Persephone book #9 is Few Eggs and No Oranges: the Wartime Diaries of Vere Hodgson, 1940-1945. It's probably the longest Persephone book own, nearly 600 pages, and the actual time I spent reading this book was by far longer than any other Persephone, which I can normally get through in a few days, sometimes even as little as one day (and there are those that I've literally finished in one sitting). This book took me more than six weeks, because I had to read it in bits and pieces -- I just couldn't sit and read long sections at once.
Vere Hodgson (1901-1979) was born in Birmingham and was working at a charity in Notting Hill Gate during WWII. Few Eggs was first published in 1976, an abridged version of Ms. Hodgson's diaries from the war years, which she sent to relatives in Rhodesia during the war. Since I'm really interested in the War at Home, I thought this would be just up my alley. Well, it was and it wasn't -- I was really not prepared for how difficult a read this book would be. It's one thing to read fiction, but true stories are always more painful to read. The first year or so of the book covers the London Blitz, and much of this portion of the diary is entry after entry of days when Vere literally did not know if she would live to see another day -- bombs dropping, sirens blaring every night, mad rushes to the bomb shelter -- seriously, I don't know how millions of people lived through it every day and didn't lose their minds.
And then the survivors had to deal with the destruction, the short rations, and constant fear -- plus the sleeplessness would have sent me around the bend. People must have developed nerves of steel. However, the book also includes a lot of lighter moments. By far, my favorite parts were about the extraordinary kindness that the British people showed to one another -- over and over there are instances of people sharing what little they had with strangers, especially soldiers.
As I read the book, I only wished I had better knowledge of WWII history -- I know the basic outlines, but I feel like I need to go back and reread all the war history that I've forgotten. Anyway, this is quite an interesting look at the life of someone who lived through the war.
|The endpapers from the Persphone edition of Few Eggs and No Oranges.|
It's from a vintage Jacqmar scarf called "London Wall."
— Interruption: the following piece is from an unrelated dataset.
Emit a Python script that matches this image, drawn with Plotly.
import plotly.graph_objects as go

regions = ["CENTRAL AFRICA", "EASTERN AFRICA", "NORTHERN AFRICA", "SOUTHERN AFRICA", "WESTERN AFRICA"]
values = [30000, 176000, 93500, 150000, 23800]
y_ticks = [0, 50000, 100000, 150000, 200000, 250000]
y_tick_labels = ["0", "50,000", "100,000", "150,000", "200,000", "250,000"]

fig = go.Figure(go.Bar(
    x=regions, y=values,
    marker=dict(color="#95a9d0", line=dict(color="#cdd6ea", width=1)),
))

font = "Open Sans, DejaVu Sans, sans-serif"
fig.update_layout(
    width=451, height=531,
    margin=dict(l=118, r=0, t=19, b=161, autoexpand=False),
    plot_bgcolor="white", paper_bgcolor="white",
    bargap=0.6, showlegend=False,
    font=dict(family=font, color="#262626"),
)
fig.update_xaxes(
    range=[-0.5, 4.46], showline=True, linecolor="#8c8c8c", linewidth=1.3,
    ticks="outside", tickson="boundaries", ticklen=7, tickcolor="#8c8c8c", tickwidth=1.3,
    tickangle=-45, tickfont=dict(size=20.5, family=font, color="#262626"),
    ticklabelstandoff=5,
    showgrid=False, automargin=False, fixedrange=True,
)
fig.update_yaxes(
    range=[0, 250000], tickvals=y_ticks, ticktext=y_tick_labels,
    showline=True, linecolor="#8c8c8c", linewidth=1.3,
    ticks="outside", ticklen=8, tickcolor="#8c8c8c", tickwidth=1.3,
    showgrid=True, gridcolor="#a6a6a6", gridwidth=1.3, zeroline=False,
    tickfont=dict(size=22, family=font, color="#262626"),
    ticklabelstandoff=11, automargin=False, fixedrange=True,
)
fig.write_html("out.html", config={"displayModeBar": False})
I couldn't use this as my Classic About War selection for the Back to the Classics Challenge, since it wasn't actually published until 1976, but still have a lot of books about WWII on my TBR lists -- I have another book in the Cazalet series, Suite Francaise by Irene Nemirovsky, which I really want to read, plus I might read The Moon is Down by John Steinbeck. Bloggers, which are your favorite books about WWII?